Rutin and kaempferol (− 8.5 kcal/mol), followed by quercetin (− 8.4 kcal/mol), ranked highest in binding affinity with alpha-glucosidase better than that of a standard drug, metformin (− 5.2 kcal/mol) (Table 4). The interactions of these compounds were stabilized by hydrogen bonding and hydrophobic interaction. During the docking simulation of alpha-glucosidase with the selected bioactive compounds from Senecio biafrae, eleven residues within the active site of alpha-glucosidase (Ser157, Tyr158, Ser240, His280, Asp307, Lue313, Arg315, Asp352, Asn415, Arg442) were intricate in hydrogen bond formation with rutin, five residues within the active site of alpha-glucosidase (Asp215, Arg315, Asp352, Glu411, Arg442) were saliently involved in hydrogen bond formation with kaemferol while amino acids (Asp215, Gln279, His280, Arg315, Asp352) were important in hydrogen bond formation with quercetin (Figs. 1, 2, 3, 4, 5, 6 and 7). Hydrophobic interactions also contributed to the interaction of rutin with amino acid residues (Tyr158, Phe159, Phe178, Phe303, Arg315), kaempferol with amino acid residues (Tyr158, Phe159, Phe178, Val216) and quercetin with amino acid residue (Tyr158, Phe159, Phe178) within the active site of alpha-glucosidase (Tables 5, 6, 7, 8, 9, 10 and 11). Therefore, inhibition of alpha-glucosidase by rutin, kaempferol, and quercetin is a potent target for effective anti-diabetes drug design as it effectively checkmates the level of blood glucose.

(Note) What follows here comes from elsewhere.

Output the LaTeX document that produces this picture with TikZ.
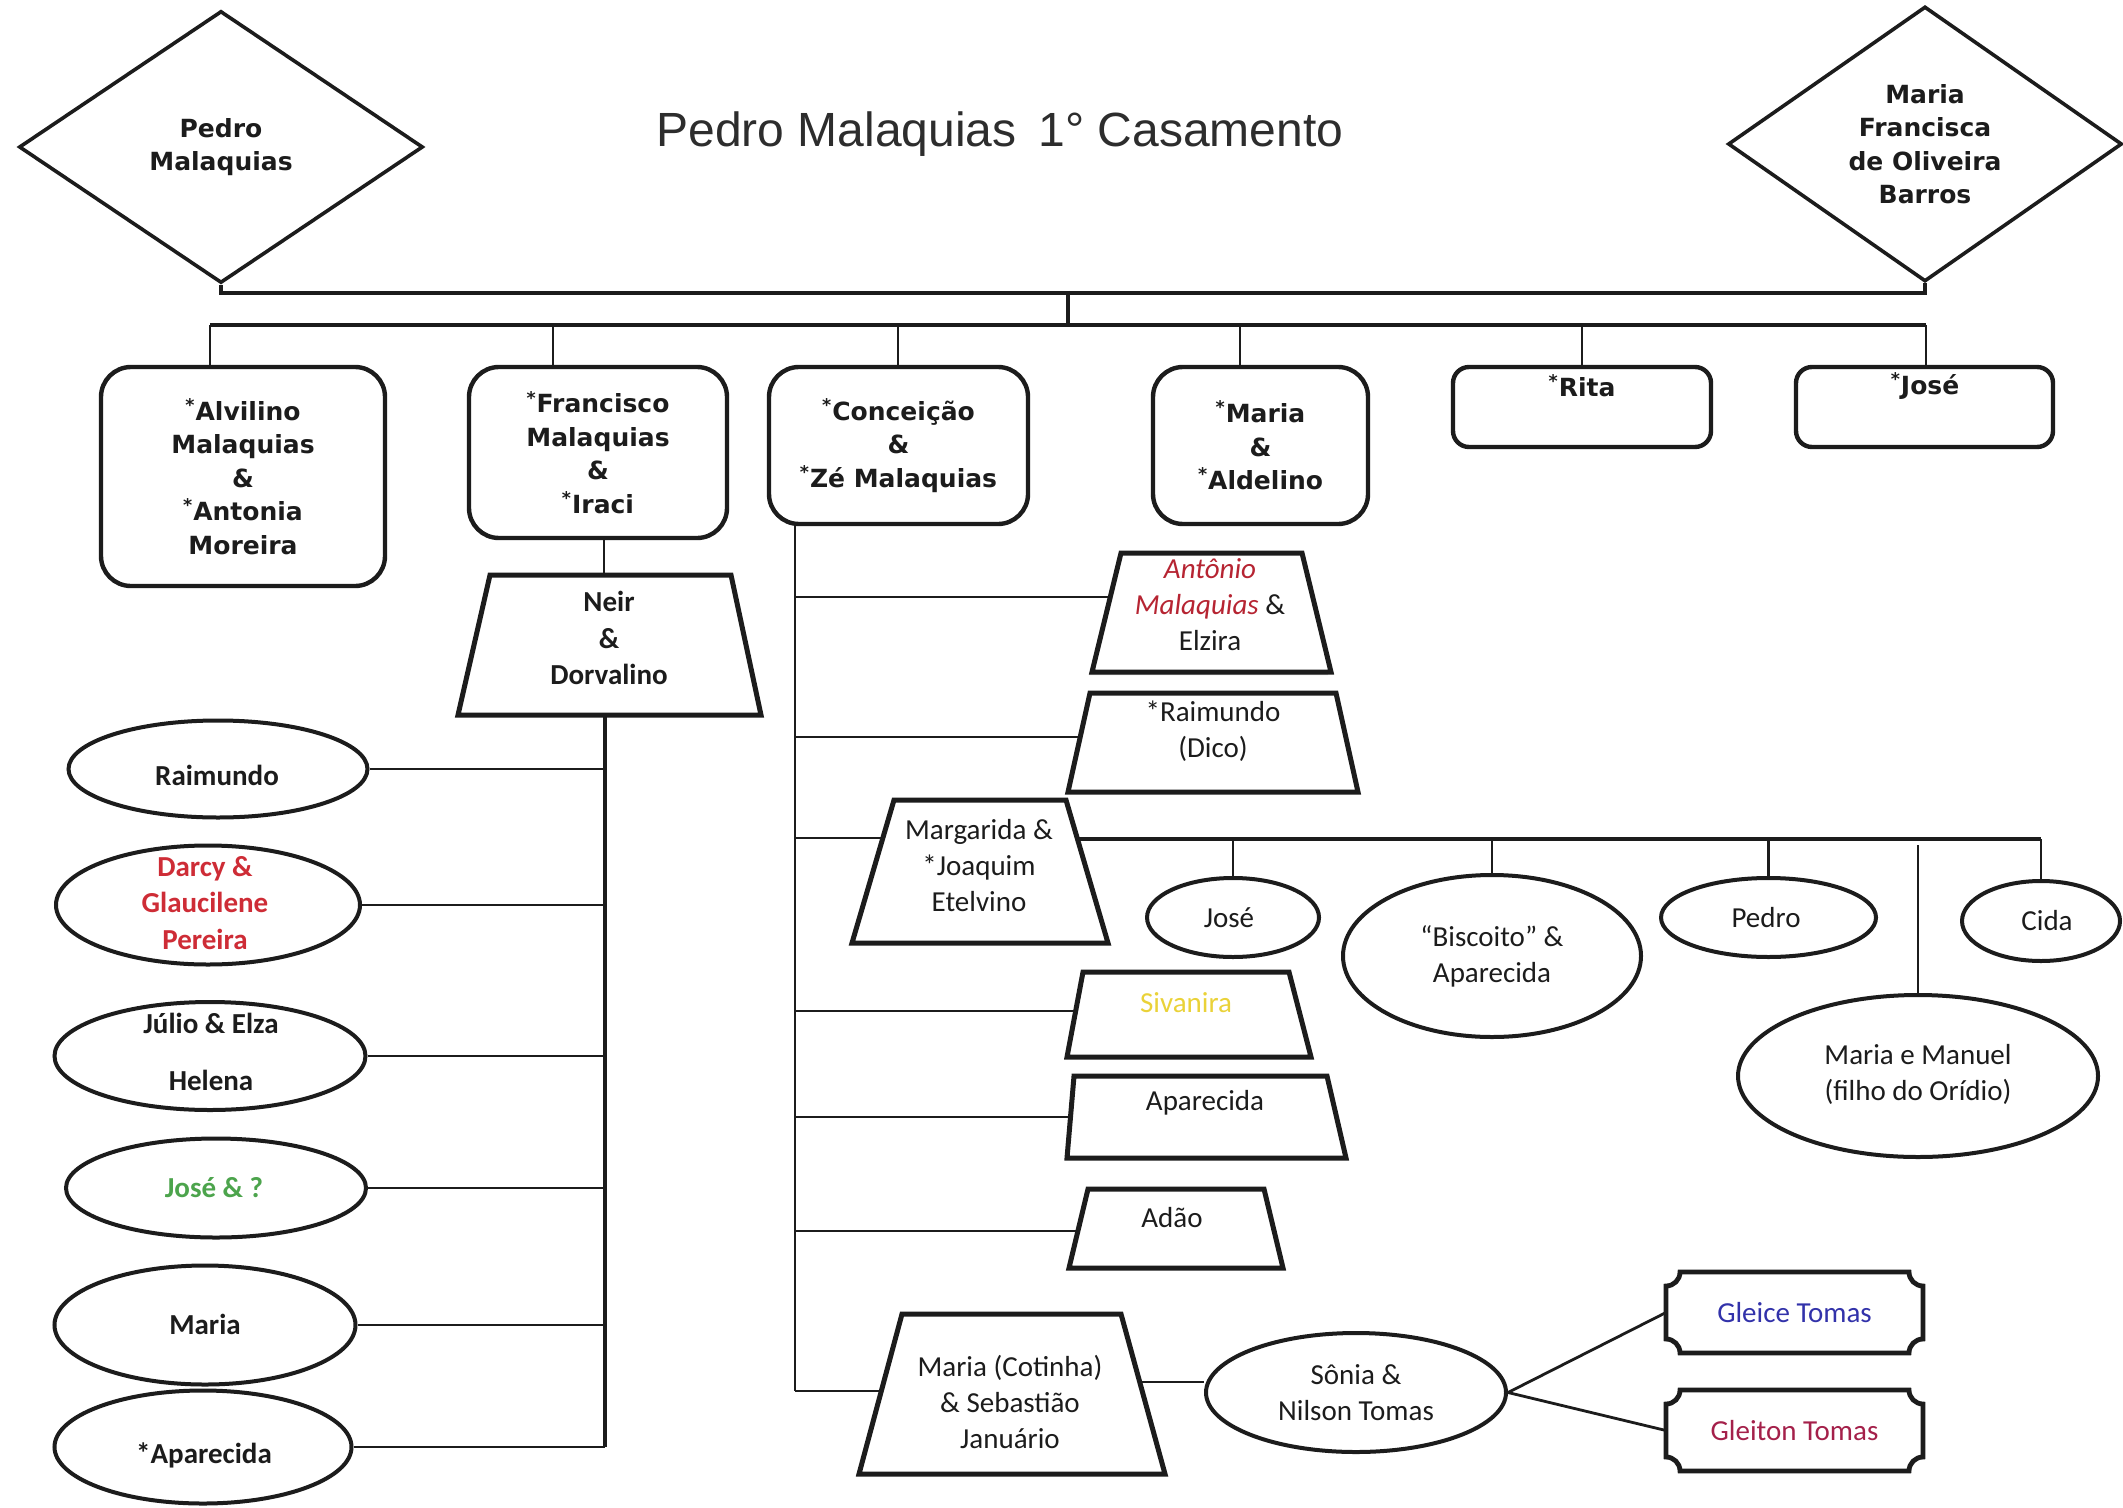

Alpha-amylase is an enzyme that hydrolyzes alpha bonds of large, alpha-linked polysaccharides, such as starch and glycogen, yielding glucose and maltose that hydrolyzes alpha bonds of large, alpha-linked polysaccharides, such as starch and glycogen, yielding glucose and maltose (Gaspar et al., [13]). It is the major form of amylase found in humans and other mammals. Alpha -amylases are enzymes that hydrolyze starch molecules to give diverse products including dextrins and progressively smaller polymers composed of glucose units which causes hyperglycemia and development of type II diabetes mellitus [2]. Rutin (− 8.2 kcal/mol), quercetin (− 8.2 kcal/mol) and kaempferol (− 8.1 kcal/mol) exhibited better interaction by showing more binding affinity with alpha-amylase than the standard drug metformin (− 4.5 kcal/mol) (Table 4) and this interaction was stabilized and sustained by hydrophobic interaction and hydrogen bonding. Gln63, Tyr151, Asp197, Asp300 are important residues for hydrogen bonding when rutin interacted with α-amylase. While Trp59, Arg195, Glu233 were very germane for the formation of hydrogen bonding when quercetin interacted with α-amylase, Arg195 and Glu233 were also very important residues for hydrogen bonding when kaempferol interacted with α-amylase (Figs. 8, 9, 10, 11, 12, 13 and 14). Residues (Trp59, Lue162, Lue165, Ile235), (Trp58, Trp59) and (Trp58, Trp59, Tyr62), were responsible for hydrophobic interaction when α-amylase interacted with rutin, quercetin, and kaempferol respectively (Table 12, 13, 14, 15, 16, 17 and 18). Hence, the inhibition of alpha-amylase by rutin, quercetin, and kaemferol is implicative of their vast anti-diabetic abilities and thus, a potent alternative for synthetic drugs.